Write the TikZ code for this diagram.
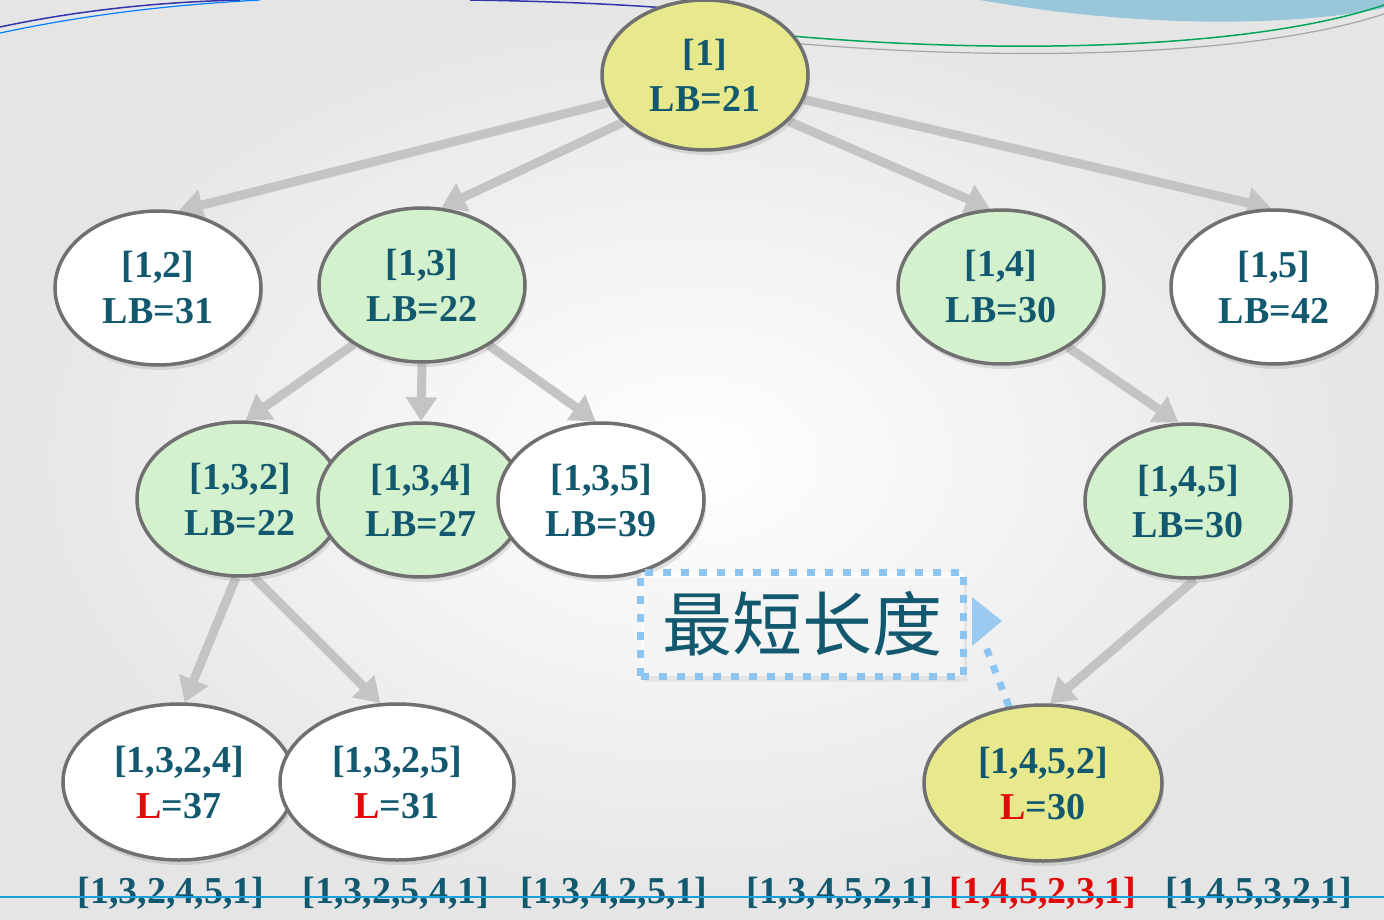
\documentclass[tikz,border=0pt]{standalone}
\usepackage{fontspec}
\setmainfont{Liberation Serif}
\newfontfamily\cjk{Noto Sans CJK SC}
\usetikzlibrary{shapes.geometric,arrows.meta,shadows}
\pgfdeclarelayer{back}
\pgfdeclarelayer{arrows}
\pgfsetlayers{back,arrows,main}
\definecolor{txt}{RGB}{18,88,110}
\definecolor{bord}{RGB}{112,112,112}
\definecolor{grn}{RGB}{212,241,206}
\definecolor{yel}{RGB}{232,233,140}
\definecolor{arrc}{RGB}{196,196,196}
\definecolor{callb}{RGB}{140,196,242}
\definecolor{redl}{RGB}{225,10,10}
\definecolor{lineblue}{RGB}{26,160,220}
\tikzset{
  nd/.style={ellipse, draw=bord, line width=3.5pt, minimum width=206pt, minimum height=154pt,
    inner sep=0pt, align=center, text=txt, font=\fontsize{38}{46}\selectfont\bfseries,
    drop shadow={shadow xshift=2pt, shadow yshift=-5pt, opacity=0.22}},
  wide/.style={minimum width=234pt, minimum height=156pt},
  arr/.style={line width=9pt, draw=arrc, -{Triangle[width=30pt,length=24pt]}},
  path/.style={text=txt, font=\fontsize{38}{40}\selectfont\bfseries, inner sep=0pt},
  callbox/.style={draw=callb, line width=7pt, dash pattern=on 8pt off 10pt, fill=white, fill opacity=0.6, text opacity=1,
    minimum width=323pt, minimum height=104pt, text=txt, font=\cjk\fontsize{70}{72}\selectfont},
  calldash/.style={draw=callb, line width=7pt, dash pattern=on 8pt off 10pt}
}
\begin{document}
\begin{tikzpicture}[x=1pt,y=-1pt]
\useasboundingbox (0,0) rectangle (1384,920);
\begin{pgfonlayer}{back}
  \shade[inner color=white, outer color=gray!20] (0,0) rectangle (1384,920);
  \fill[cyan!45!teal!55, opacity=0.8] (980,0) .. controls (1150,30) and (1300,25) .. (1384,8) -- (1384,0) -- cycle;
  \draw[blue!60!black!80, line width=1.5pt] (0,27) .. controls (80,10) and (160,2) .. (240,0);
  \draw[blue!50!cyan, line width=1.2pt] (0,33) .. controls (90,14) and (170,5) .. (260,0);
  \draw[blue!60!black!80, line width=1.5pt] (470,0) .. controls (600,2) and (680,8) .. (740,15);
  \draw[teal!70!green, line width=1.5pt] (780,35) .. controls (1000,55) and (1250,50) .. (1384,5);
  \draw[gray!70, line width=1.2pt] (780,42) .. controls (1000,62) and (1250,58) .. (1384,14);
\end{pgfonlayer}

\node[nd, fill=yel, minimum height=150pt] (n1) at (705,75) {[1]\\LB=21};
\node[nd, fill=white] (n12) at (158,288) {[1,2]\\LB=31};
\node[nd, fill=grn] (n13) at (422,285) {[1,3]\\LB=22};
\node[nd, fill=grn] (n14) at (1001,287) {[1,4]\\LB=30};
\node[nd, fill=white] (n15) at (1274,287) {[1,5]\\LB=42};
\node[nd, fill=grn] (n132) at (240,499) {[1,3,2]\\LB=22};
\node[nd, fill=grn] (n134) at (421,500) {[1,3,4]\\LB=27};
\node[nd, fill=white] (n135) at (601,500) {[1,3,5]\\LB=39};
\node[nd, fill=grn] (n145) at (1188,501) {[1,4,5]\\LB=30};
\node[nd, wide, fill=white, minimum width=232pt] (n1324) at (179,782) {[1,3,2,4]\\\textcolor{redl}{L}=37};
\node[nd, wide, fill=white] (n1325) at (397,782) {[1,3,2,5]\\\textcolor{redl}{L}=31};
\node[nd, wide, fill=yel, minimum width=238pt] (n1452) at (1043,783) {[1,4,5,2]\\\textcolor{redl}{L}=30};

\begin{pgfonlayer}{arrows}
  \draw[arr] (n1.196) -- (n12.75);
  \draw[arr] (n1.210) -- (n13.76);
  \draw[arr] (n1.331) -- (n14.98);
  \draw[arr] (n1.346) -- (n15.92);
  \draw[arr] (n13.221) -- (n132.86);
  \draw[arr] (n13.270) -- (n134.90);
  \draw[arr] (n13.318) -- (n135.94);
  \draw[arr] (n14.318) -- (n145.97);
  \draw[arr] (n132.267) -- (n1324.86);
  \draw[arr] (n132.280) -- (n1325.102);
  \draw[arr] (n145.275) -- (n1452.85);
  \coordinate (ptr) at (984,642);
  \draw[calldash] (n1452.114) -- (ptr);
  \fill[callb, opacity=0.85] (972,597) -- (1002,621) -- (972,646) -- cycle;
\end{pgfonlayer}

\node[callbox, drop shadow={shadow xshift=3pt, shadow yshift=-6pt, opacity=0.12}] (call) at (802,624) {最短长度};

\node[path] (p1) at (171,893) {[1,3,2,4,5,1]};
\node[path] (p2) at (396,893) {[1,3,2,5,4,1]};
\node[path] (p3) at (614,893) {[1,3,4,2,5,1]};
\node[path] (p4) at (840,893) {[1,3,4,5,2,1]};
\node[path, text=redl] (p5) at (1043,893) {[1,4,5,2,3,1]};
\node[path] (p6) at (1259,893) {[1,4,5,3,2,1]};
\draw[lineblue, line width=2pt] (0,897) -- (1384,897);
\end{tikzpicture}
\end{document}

» **Exercise requirements**: Return each line exactly as written. Any picture gets left out.

» **Answer to the task**:
Write the TikZ code for this diagram.
\documentclass[tikz,border=0pt]{standalone}
\usepackage{fontspec}
\setmainfont{Liberation Serif}
\newfontfamily\cjk{Noto Sans CJK SC}
\usetikzlibrary{shapes.geometric,arrows.meta,shadows}
\pgfdeclarelayer{back}
\pgfdeclarelayer{arrows}
\pgfsetlayers{back,arrows,main}
\definecolor{txt}{RGB}{18,88,110}
\definecolor{bord}{RGB}{112,112,112}
\definecolor{grn}{RGB}{212,241,206}
\definecolor{yel}{RGB}{232,233,140}
\definecolor{arrc}{RGB}{196,196,196}
\definecolor{callb}{RGB}{140,196,242}
\definecolor{redl}{RGB}{225,10,10}
\definecolor{lineblue}{RGB}{26,160,220}
\tikzset{
  nd/.style={ellipse, draw=bord, line width=3.5pt, minimum width=206pt, minimum height=154pt,
    inner sep=0pt, align=center, text=txt, font=\fontsize{38}{46}\selectfont\bfseries,
    drop shadow={shadow xshift=2pt, shadow yshift=-5pt, opacity=0.22}},
  wide/.style={minimum width=234pt, minimum height=156pt},
  arr/.style={line width=9pt, draw=arrc, -{Triangle[width=30pt,length=24pt]}},
  path/.style={text=txt, font=\fontsize{38}{40}\selectfont\bfseries, inner sep=0pt},
  callbox/.style={draw=callb, line width=7pt, dash pattern=on 8pt off 10pt, fill=white, fill opacity=0.6, text opacity=1,
    minimum width=323pt, minimum height=104pt, text=txt, font=\cjk\fontsize{70}{72}\selectfont},
  calldash/.style={draw=callb, line width=7pt, dash pattern=on 8pt off 10pt}
}
\begin{document}
\begin{tikzpicture}[x=1pt,y=-1pt]
\useasboundingbox (0,0) rectangle (1384,920);
\begin{pgfonlayer}{back}
  \shade[inner color=white, outer color=gray!20] (0,0) rectangle (1384,920);
  \fill[cyan!45!teal!55, opacity=0.8] (980,0) .. controls (1150,30) and (1300,25) .. (1384,8) -- (1384,0) -- cycle;
  \draw[blue!60!black!80, line width=1.5pt] (0,27) .. controls (80,10) and (160,2) .. (240,0);
  \draw[blue!50!cyan, line width=1.2pt] (0,33) .. controls (90,14) and (170,5) .. (260,0);
  \draw[blue!60!black!80, line width=1.5pt] (470,0) .. controls (600,2) and (680,8) .. (740,15);
  \draw[teal!70!green, line width=1.5pt] (780,35) .. controls (1000,55) and (1250,50) .. (1384,5);
  \draw[gray!70, line width=1.2pt] (780,42) .. controls (1000,62) and (1250,58) .. (1384,14);
\end{pgfonlayer}

\node[nd, fill=yel, minimum height=150pt] (n1) at (705,75) {[1]\\LB=21};
\node[nd, fill=white] (n12) at (158,288) {[1,2]\\LB=31};
\node[nd, fill=grn] (n13) at (422,285) {[1,3]\\LB=22};
\node[nd, fill=grn] (n14) at (1001,287) {[1,4]\\LB=30};
\node[nd, fill=white] (n15) at (1274,287) {[1,5]\\LB=42};
\node[nd, fill=grn] (n132) at (240,499) {[1,3,2]\\LB=22};
\node[nd, fill=grn] (n134) at (421,500) {[1,3,4]\\LB=27};
\node[nd, fill=white] (n135) at (601,500) {[1,3,5]\\LB=39};
\node[nd, fill=grn] (n145) at (1188,501) {[1,4,5]\\LB=30};
\node[nd, wide, fill=white, minimum width=232pt] (n1324) at (179,782) {[1,3,2,4]\\\textcolor{redl}{L}=37};
\node[nd, wide, fill=white] (n1325) at (397,782) {[1,3,2,5]\\\textcolor{redl}{L}=31};
\node[nd, wide, fill=yel, minimum width=238pt] (n1452) at (1043,783) {[1,4,5,2]\\\textcolor{redl}{L}=30};

\begin{pgfonlayer}{arrows}
  \draw[arr] (n1.196) -- (n12.75);
  \draw[arr] (n1.210) -- (n13.76);
  \draw[arr] (n1.331) -- (n14.98);
  \draw[arr] (n1.346) -- (n15.92);
  \draw[arr] (n13.221) -- (n132.86);
  \draw[arr] (n13.270) -- (n134.90);
  \draw[arr] (n13.318) -- (n135.94);
  \draw[arr] (n14.318) -- (n145.97);
  \draw[arr] (n132.267) -- (n1324.86);
  \draw[arr] (n132.280) -- (n1325.102);
  \draw[arr] (n145.275) -- (n1452.85);
  \coordinate (ptr) at (984,642);
  \draw[calldash] (n1452.114) -- (ptr);
  \fill[callb, opacity=0.85] (972,597) -- (1002,621) -- (972,646) -- cycle;
\end{pgfonlayer}

\node[callbox, drop shadow={shadow xshift=3pt, shadow yshift=-6pt, opacity=0.12}] (call) at (802,624) {最短长度};

\node[path] (p1) at (171,893) {[1,3,2,4,5,1]};
\node[path] (p2) at (396,893) {[1,3,2,5,4,1]};
\node[path] (p3) at (614,893) {[1,3,4,2,5,1]};
\node[path] (p4) at (840,893) {[1,3,4,5,2,1]};
\node[path, text=redl] (p5) at (1043,893) {[1,4,5,2,3,1]};
\node[path] (p6) at (1259,893) {[1,4,5,3,2,1]};
\draw[lineblue, line width=2pt] (0,897) -- (1384,897);
\end{tikzpicture}
\end{document}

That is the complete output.